É mole, Chico?

Criança ainda, entrei pela primeira vez na Igreja de São Francisco, no largo do mesmo nome, no centro de São Paulo.

De mãos dadas com a minha avó eu fitava, de olhos grandes e atentos as imagens, a organização daquele espaço de fé, para mim novo. Mas tive medo daquele silêncio, das preces sussurradas pelos lábios de tantas fieis contritas.

Desde cedo me apaixonei pela figura histórica de São Francisco de Assis. De origem bastada, Francisco abandonou a riqueza para se dedicar aos mais humildes, com uma filosofia profundamente humanista e reformadora dos conceitos até então vigentes.

As ordens franciscana e dominicana são mendicantes e os seus fundadores, Francisco e Domingos, mostravam que era possível viver a pobreza, a verdade do Evangelho como tal, sem separar-se da Igreja. Essas ordens nasceram numa Europa medieval carregada de uma religiosidade severa, obviamente conservadora, em que se valorizava o pecado, a obediência e o medo do castigo eterno. A mesma Europa com as constantes aberrações das grandes fomes, epidemias, peste bubônica, mas, ao mesmo tempo, precursora da Modernidade, da Renascença e Portugal e Espanha se lançando ao pioneirismo na dominação de novos espaços.

Com a minha avó aprendi seriamente a respeitar os mais simples. A honradez era uma das primeiras palavras do seu vocabulário não necessariamente pronunciada, mas vivida.

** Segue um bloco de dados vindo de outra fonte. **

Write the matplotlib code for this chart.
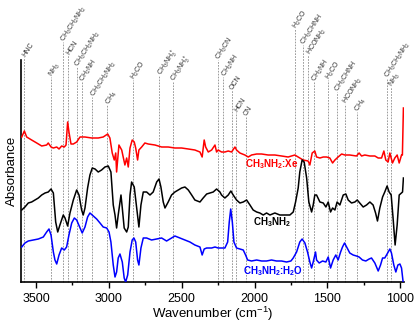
import matplotlib
matplotlib.use('Agg')
import matplotlib.pyplot as plt
from matplotlib.ticker import MultipleLocator
import matplotlib.transforms as mtransforms

plt.rcParams['font.family'] = ['Liberation Sans', 'DejaVu Sans']
plt.rcParams['mathtext.default'] = 'regular'

# CH3NH2:Xe spectrum (red)
xe_wn = [3598, 3580, 3564, 3530, 3495, 3461, 3427, 3416, 3397, 3381, 3358, 3342, 3324, 3306, 3294,
         3283, 3274, 3260, 3244, 3221, 3198, 3164, 3118, 3073, 3039, 3008, 2993, 2977, 2963, 2953,
         2947, 2931, 2912, 2890, 2878, 2867, 2855, 2840, 2826, 2816, 2803, 2794, 2775, 2753, 2730,
         2684, 2638, 2593, 2547, 2501, 2455, 2410, 2375, 2360, 2346, 2336, 2318, 2295, 2272, 2261,
         2250, 2227, 2204, 2181, 2158, 2135, 2124, 2101, 2067, 2044, 2021, 1986, 1952, 1907, 1861,
         1815, 1770, 1724, 1690, 1667, 1633, 1621, 1605, 1587, 1575, 1552, 1529, 1506, 1484, 1465,
         1449, 1427, 1403, 1381, 1347, 1301, 1283, 1266, 1244, 1209, 1175, 1152, 1129, 1113, 1100,
         1084, 1072, 1054, 1038, 1022, 1008, 992, 986, 979]
xe_abs = [1.45, 1.51, 1.45, 1.42, 1.39, 1.36, 1.37, 1.39, 1.35, 1.34, 1.35, 1.33, 1.36, 1.35, 1.37,
          1.60, 1.50, 1.38, 1.38, 1.40, 1.45, 1.45, 1.44, 1.44, 1.45, 1.48, 1.44, 1.29, 1.22, 1.29,
          1.10, 1.37, 1.32, 1.17, 1.24, 1.15, 1.34, 1.42, 1.40, 1.34, 1.22, 1.32, 1.35, 1.39, 1.38,
          1.37, 1.35, 1.35, 1.34, 1.34, 1.33, 1.32, 1.30, 1.25, 1.42, 1.35, 1.30, 1.32, 1.37, 1.30,
          1.32, 1.30, 1.30, 1.31, 1.30, 1.35, 1.32, 1.29, 1.27, 1.25, 1.27, 1.28, 1.28, 1.27, 1.27,
          1.26, 1.25, 1.27, 1.24, 1.22, 1.21, 1.17, 1.29, 1.31, 1.25, 1.24, 1.25, 1.25, 1.24, 1.19,
          1.22, 1.25, 1.28, 1.27, 1.27, 1.26, 1.29, 1.26, 1.27, 1.26, 1.26, 1.24, 1.24, 1.31, 1.22,
          1.20, 1.29, 1.19, 1.24, 1.27, 1.19, 1.27, 1.27, 1.74]

# pure CH3NH2 spectrum (black)
pure_wn = [3598, 3576, 3553, 3530, 3507, 3484, 3461, 3438, 3416, 3397, 3381, 3365, 3351, 3336, 3313,
           3301, 3283, 3267, 3244, 3221, 3205, 3187, 3176, 3164, 3146, 3130, 3114, 3095, 3073, 3050,
           3027, 3004, 2986, 2970, 2958, 2947, 2936, 2917, 2908, 2895, 2878, 2867, 2855, 2844, 2826,
           2809, 2794, 2780, 2764, 2741, 2718, 2696, 2672, 2656, 2643, 2627, 2615, 2593, 2570, 2547,
           2524, 2501, 2478, 2455, 2432, 2410, 2375, 2353, 2329, 2307, 2284, 2261, 2238, 2227, 2204,
           2181, 2163, 2147, 2124, 2101, 2078, 2055, 2032, 2010, 1986, 1964, 1941, 1918, 1895, 1861,
           1827, 1792, 1758, 1735, 1719, 1701, 1690, 1674, 1660, 1643, 1628, 1609, 1598, 1587, 1575,
           1552, 1529, 1511, 1495, 1479, 1465, 1449, 1434, 1415, 1392, 1374, 1358, 1335, 1312, 1296,
           1278, 1255, 1232, 1209, 1187, 1170, 1157, 1141, 1122, 1107, 1091, 1077, 1063, 1050, 1036,
           1022, 1008, 992, 985, 979]
pure_abs = [0.72, 0.75, 0.79, 0.80, 0.82, 0.84, 0.87, 0.89, 0.90, 0.93, 0.89, 0.60, 0.50, 0.57, 0.67,
            0.64, 0.56, 0.69, 0.82, 0.92, 0.87, 0.72, 0.67, 0.74, 0.94, 1.07, 1.14, 1.13, 1.10, 1.12,
            1.15, 1.16, 1.10, 0.77, 0.67, 0.54, 0.67, 0.87, 0.74, 0.54, 0.50, 0.55, 0.87, 1.00, 0.95,
            0.74, 0.55, 0.77, 0.90, 0.90, 0.87, 0.90, 1.00, 1.03, 0.95, 0.80, 0.74, 0.80, 0.87, 0.90,
            0.92, 0.94, 0.95, 0.92, 0.87, 0.82, 0.80, 0.84, 0.88, 0.89, 0.90, 0.93, 0.90, 0.87, 0.84,
            0.87, 0.91, 0.87, 0.82, 0.79, 0.80, 0.82, 0.77, 0.72, 0.70, 0.69, 0.67, 0.69, 0.67, 0.69,
            0.67, 0.67, 0.67, 0.70, 0.80, 0.94, 1.10, 1.22, 1.20, 1.04, 0.80, 0.70, 0.77, 0.87, 0.87,
            0.80, 0.79, 0.75, 0.80, 0.70, 0.74, 0.72, 0.80, 0.77, 0.87, 0.88, 0.82, 0.79, 0.80, 0.82,
            0.79, 0.75, 0.77, 0.80, 0.77, 0.69, 0.61, 0.74, 0.85, 0.90, 0.96, 0.90, 0.87, 0.64, 0.37,
            0.57, 0.87, 0.89, 0.90, 1.04]

# CH3NH2:H2O spectrum (blue)
h2o_wn = [3598, 3576, 3553, 3519, 3484, 3450, 3427, 3411, 3397, 3381, 3370, 3358, 3342, 3324, 3306,
          3290, 3274, 3255, 3237, 3221, 3198, 3183, 3164, 3146, 3130, 3107, 3084, 3061, 3039, 3015,
          2999, 2986, 2970, 2958, 2947, 2936, 2924, 2908, 2895, 2885, 2871, 2855, 2840, 2828, 2816,
          2803, 2794, 2780, 2764, 2741, 2707, 2672, 2638, 2604, 2570, 2547, 2513, 2478, 2444, 2410,
          2375, 2360, 2346, 2329, 2295, 2272, 2250, 2227, 2204, 2185, 2174, 2164, 2153, 2142, 2124,
          2101, 2078, 2062, 2048, 2021, 1986, 1952, 1918, 1884, 1850, 1815, 1781, 1751, 1735, 1712,
          1690, 1674, 1655, 1637, 1621, 1609, 1598, 1582, 1575, 1557, 1534, 1511, 1495, 1479, 1461,
          1443, 1427, 1410, 1397, 1383, 1365, 1347, 1324, 1301, 1283, 1260, 1237, 1214, 1198, 1175,
          1152, 1136, 1122, 1107, 1091, 1072, 1061, 1045, 1031, 1017, 1003, 992, 981]
h2o_abs = [0.35, 0.39, 0.41, 0.42, 0.43, 0.45, 0.50, 0.53, 0.47, 0.30, 0.22, 0.18, 0.27, 0.34, 0.32,
           0.35, 0.47, 0.59, 0.64, 0.62, 0.54, 0.49, 0.55, 0.65, 0.69, 0.66, 0.63, 0.59, 0.55, 0.54,
           0.50, 0.40, 0.17, 0.05, 0.10, 0.24, 0.28, 0.20, 0.04, 0.00, 0.07, 0.30, 0.42, 0.44, 0.40,
           0.22, 0.17, 0.34, 0.44, 0.44, 0.42, 0.43, 0.44, 0.41, 0.44, 0.46, 0.44, 0.42, 0.40, 0.37,
           0.35, 0.27, 0.33, 0.34, 0.34, 0.35, 0.34, 0.34, 0.34, 0.40, 0.60, 0.73, 0.60, 0.40, 0.34,
           0.33, 0.32, 0.27, 0.22, 0.21, 0.22, 0.21, 0.21, 0.22, 0.21, 0.21, 0.20, 0.21, 0.24, 0.30,
           0.40, 0.43, 0.39, 0.30, 0.20, 0.14, 0.20, 0.30, 0.22, 0.19, 0.21, 0.20, 0.25, 0.14, 0.22,
           0.27, 0.22, 0.30, 0.35, 0.39, 0.34, 0.29, 0.27, 0.26, 0.25, 0.22, 0.21, 0.23, 0.24, 0.19,
           0.11, 0.17, 0.24, 0.24, 0.28, 0.33, 0.29, 0.17, 0.10, 0.17, 0.18, 0.14, 0.00]

# band assignments
band_labels = ['HNC', 'NH$_3$', 'CH$_3$CH$_2$NH$_2$', 'HCN', 'CH$_3$CH$_2$NH$_2$', 'CH$_2$NH',
               'CH$_3$CH$_2$NH$_2$', 'CH$_4$', 'H$_2$CO', 'CH$_3$NH$_3^+$', 'CH$_3$NH$_3^+$',
               'CH$_3$CN', 'CH$_2$NH', 'OCN', 'HCN', 'CN', 'H$_2$CO', 'CH$_3$CHNH', 'HCONH$_2$',
               'CH$_2$NH', 'H$_2$CO', 'CH$_3$CHNH', 'HCONH$_2$', 'CH$_4$', 'CH$_3$CH$_2$NH$_2$', 'NH$_3$']
band_wn = [3580, 3397, 3317, 3279, 3221, 3187, 3114, 3010, 2833, 2653, 2558,
           2250, 2215, 2158, 2130, 2062, 1726, 1667, 1632, 1593, 1495, 1434, 1381, 1296, 1093, 1067]
# how far each marker line reaches above the plot (pixels from top of image)
line_top_px = [57, 77, 42, 55, 67, 82, 97, 105, 80, 76, 82,
               60, 77, 90, 112, 116, 29, 45, 55, 82, 80, 92, 104, 112, 78, 87]

fig = plt.figure(figsize=(4.15, 3.27), dpi=100)
ax = fig.add_axes([21/415, 45/327, 383/415, 222/327])

trans = mtransforms.blended_transform_factory(ax.transData, ax.transAxes)
for wn, lab, top in zip(band_wn, band_labels, line_top_px):
    frac = (282 - top) / 222
    ax.plot([wn, wn], [0, frac], transform=trans, color='#8a8a8a', lw=0.6,
            ls=(0, (2, 1.5)), clip_on=False, zorder=1)
    ax.text(wn, frac + 0.005, lab, transform=trans, rotation=57, rotation_mode='anchor',
            ha='left', va='center', fontsize=5, color='#333333')

ax.plot(xe_wn, xe_abs, color='#ff0000', lw=1.1, zorder=3)
ax.plot(pure_wn, pure_abs, color='black', lw=1.1, zorder=3)
ax.plot(h2o_wn, h2o_abs, color='#0000ff', lw=1.1, zorder=3)

ax.text(1884, 1.18, 'CH$_3$NH$_2$:Xe', color='#ff0000', fontsize=7, fontweight='bold', ha='center', va='center')
ax.text(1878, 0.595, 'CH$_3$NH$_2$', color='black', fontsize=7, fontweight='bold', ha='center', va='center')
ax.text(1876, 0.11, 'CH$_3$NH$_2$:H$_2$O', color='#0000ff', fontsize=7, fontweight='bold', ha='center', va='center')

ax.set_xlim(3603, 975)
ax.set_ylim(0, 2.22)
ax.spines['top'].set_visible(False)
ax.spines['right'].set_visible(False)
ax.spines['left'].set_linewidth(1.2)
ax.spines['bottom'].set_linewidth(1.2)
ax.set_yticks([])
ax.xaxis.set_major_locator(MultipleLocator(500))
ax.xaxis.set_minor_locator(MultipleLocator(250))
ax.tick_params(axis='x', which='major', direction='out', length=4, width=1, labelsize=9, pad=4)
ax.tick_params(axis='x', which='minor', direction='out', length=2.5, width=1)
ax.set_xlabel('Wavenumber (cm$^{-1}$)', fontsize=9.5, labelpad=0)
ax.set_ylabel('Absorbance', fontsize=9.5, labelpad=2)

fig.savefig('out.png', dpi=100)
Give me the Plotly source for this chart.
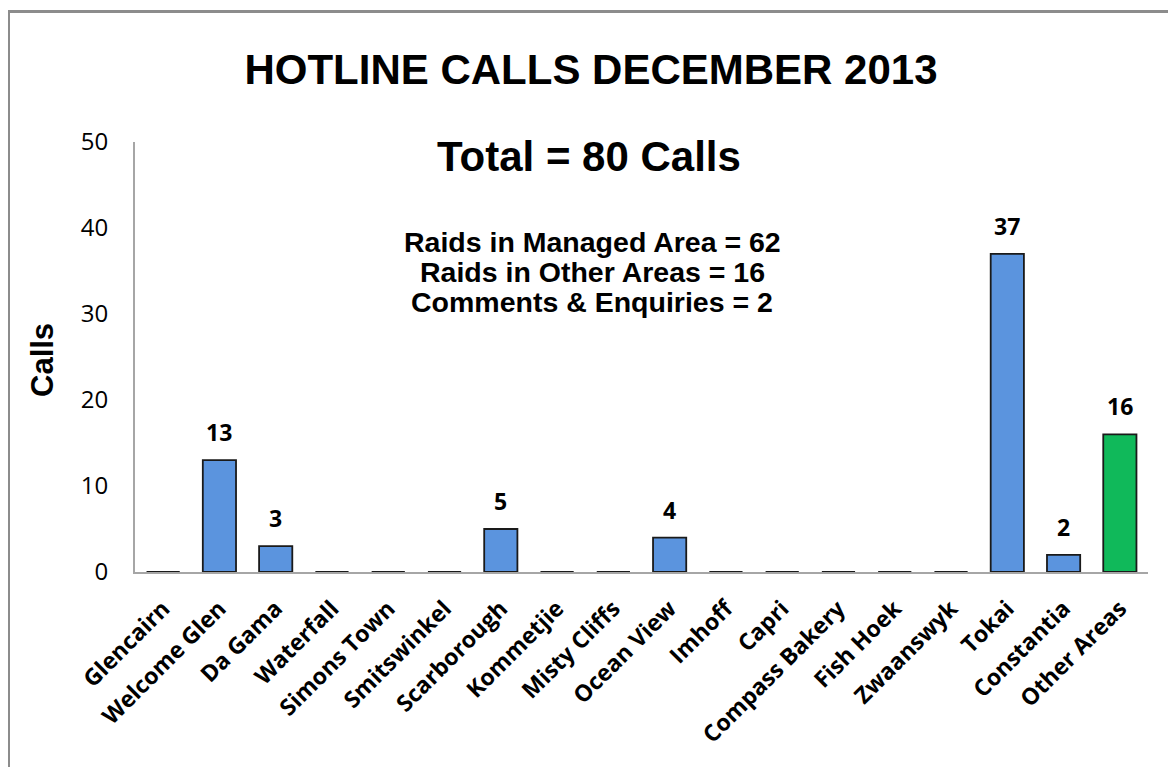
import plotly.graph_objects as go

categories = ["Glencairn", "Welcome Glen", "Da Gama", "Waterfall", "Simons Town",
              "Smitswinkel", "Scarborough", "Kommetjie", "Misty Cliffs", "Ocean View",
              "Imhoff", "Capri", "Compass Bakery", "Fish Hoek", "Zwaanswyk",
              "Tokai", "Constantia", "Other Areas"]
calls = [0, 13, 3, 0, 0, 0, 5, 0, 0, 4, 0, 0, 0, 0, 0, 37, 2, 16]
bar_colors = ["#5b94de"] * 17 + ["#10b95a"]
title_text = "HOTLINE CALLS DECEMBER 2013"
total_text = "Total = 80 Calls"
summary_lines = ["Raids in Managed Area = 62", "Raids in Other Areas = 16", "Comments & Enquiries = 2"]
y_ticks = [0, 10, 20, 30, 40, 50]

W, H = 1176, 767
OFF = 8  # page body margin
# plot area in screen pixels of the reference
SL, SR, ST, SB = 135, 1148, 142, 572
L = SL - OFF
T = ST - OFF
R = W - (SR - OFF)
B = H - (SB - OFF)
pw, ph = SR - SL, SB - ST

def px_x(x):
    return (x - SL) / pw

def px_y(y):
    return (SB - y) / ph

fig = go.Figure()
fig.add_trace(go.Bar(
    x=categories, y=calls,
    marker=dict(color=bar_colors, line=dict(color="#1a1a1a", width=1.8)),
    width=0.59, hoverinfo="x+y",
))

for c, v in zip(categories, calls):
    if v > 0:
        fig.add_annotation(x=c, y=v, xref="x", yref="y", text="<b>" + str(v) + "</b>", showarrow=False,
                           yanchor="bottom", yshift=10,
                           font=dict(family="Open Sans", size=23, color="#000000"))

fig.add_annotation(x=px_x(589), y=px_y(156), xref="paper", yref="paper", text="<b>" + total_text + "</b>",
                   showarrow=False, xanchor="center", yanchor="middle",
                   font=dict(family="Liberation Sans, Arial", size=42, color="#000000"))
for i, s in enumerate(summary_lines):
    fig.add_annotation(x=px_x(592), y=px_y(242 + 30 * i), xref="paper", yref="paper",
                       text="<b>" + s + "</b>", borderpad=0,
                       showarrow=False, xanchor="center", yanchor="middle", align="center",
                       font=dict(family="Liberation Sans, Arial", size=28.5, color="#000000"))

fig.add_annotation(x=px_x(42), y=px_y(360), xref="paper", yref="paper", text="<b>Calls</b>",
                   textangle=-90, showarrow=False, xanchor="center", yanchor="middle",
                   font=dict(family="Liberation Sans, Arial", size=31, color="#000000"))

fig.add_shape(type="rect", xref="paper", yref="paper",
              x0=px_x(OFF + 0.5), x1=px_x(1190), y0=px_y(790), y1=px_y(11.5),
              line=dict(color="#8c8c8c", width=3), fillcolor="rgba(0,0,0,0)", layer="below")

fig.update_layout(
    width=W, height=H,
    margin=dict(l=L, r=R, t=T, b=B, autoexpand=False),
    paper_bgcolor="white", plot_bgcolor="white",
    showlegend=False,
    title=dict(text="<b>" + title_text + "</b>", x=(591 - OFF) / W, y=1 - (69 - OFF) / H,
               xanchor="center", yanchor="middle",
               font=dict(family="Liberation Sans, Arial", size=42, color="#000000")),
    xaxis=dict(range=[-0.5, 17.5], showgrid=False, showline=True, linecolor="#a6a6a6", linewidth=2,
               ticks="", tickangle=-45, ticklabelstandoff=12,
               tickfont=dict(family="Open Sans", size=23, color="#000000", weight="bold")),
    yaxis=dict(range=[0, 50], tickvals=y_ticks, showgrid=False, showline=True, linecolor="#a6a6a6",
               linewidth=2, ticks="", zeroline=False, ticklabelstandoff=20,
               tickfont=dict(family="Open Sans", size=24, color="#000000")),
)

fig.write_html("out.html")
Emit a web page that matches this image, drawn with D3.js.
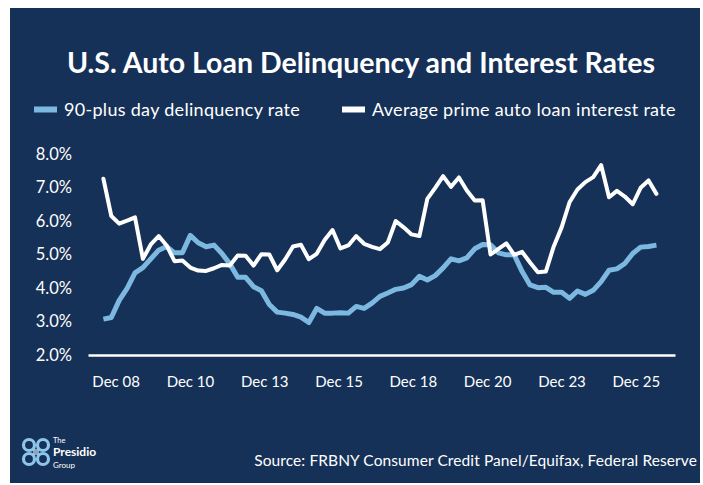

A minha avó não falava de São Francisco, mas era notório o seu conhecimento daquela figura extraordinária, serena e alegre, atuante e renovadora.

Muitos anos depois de entrar pela primeira vez nessa igreja, de mãos dadas com a dona Noêmia, filha de imigrantes calabreses, tive o privilégio de ser colega de estudos de uma freira franciscana, a Irmã Laurina. Com ela aprendi muito e, principalmente, a ter uma amizade maior com o santo.

De tanta amizade, admiração, intimidade nos sentimentos e respeito, virou simplesmente “Chico”. E a gente se entende muito bem assim.

Mas, agora, depois de uma encarnação de mais de meio século, me pego preocupada.

Sempre achei o máximo a Oração de São Francisco. Já cantei aqueles versos, me arrepiei, divulguei, compilei algumas vezes, mas, confesso, não está fácil.

Como é que eu vou levar o amor quando me deparo com trocentos bandidos todos os dias por esse Brasil varonil?

Como vou perdoar quando alguém faz algum comentário ofensivo ao filho amado?

Como vou conseguir levar alguma verdade quando hoje errar brutalmente é tão corriqueiro e sem consequências? Para alguns é até bonito.

Como é que vou conseguir levar alguma luz a quem vive nas trevas e não ser chamada de “velha babaca, sem noção”?

E ainda: existem momentos que a gente precisa de consolo.

Como é que eu vou compreender aqueles milhares que teimam em usurpar dos outros alguma dignidade, o direito a ser feliz, a ter paz?

Mas eu também quero amar. E ser amada.

Do jeito que as coisas vão, Chico, tá difícil.

Mata-se por quase nada. Por um par de tênis. Pela camisa do time rival. Por uma manifestação de rua. Bate-se na professora. Xinga-se o pai e a mãe. Embebedam-se. Mentem. Agarram-se ao egoísmo supremo do uso abusivo das drogas. Roubam e se riem.

Eu me lembro de tudo o que a minha avó, os meus pais e professores ensinaram. Eles se dispuseram a fazer o mundo melhor através de nós. Incansavelmente.

Chico, eu te adoro. Já te esculpi até, com uma carinha muito simpática. Já pintei você e coloquei a tela no quarto da minha sogra quando ela lentamente se preparava para partir. Eu queria que você estivesse com ela. Eu te chamo prá sair comigo – e você vai - e está sempre no meu coração. Acompanha o meu filho na sua difícil jornada.

Mas do jeito que as coisas estão, eu te pergunto: é mole, Chico?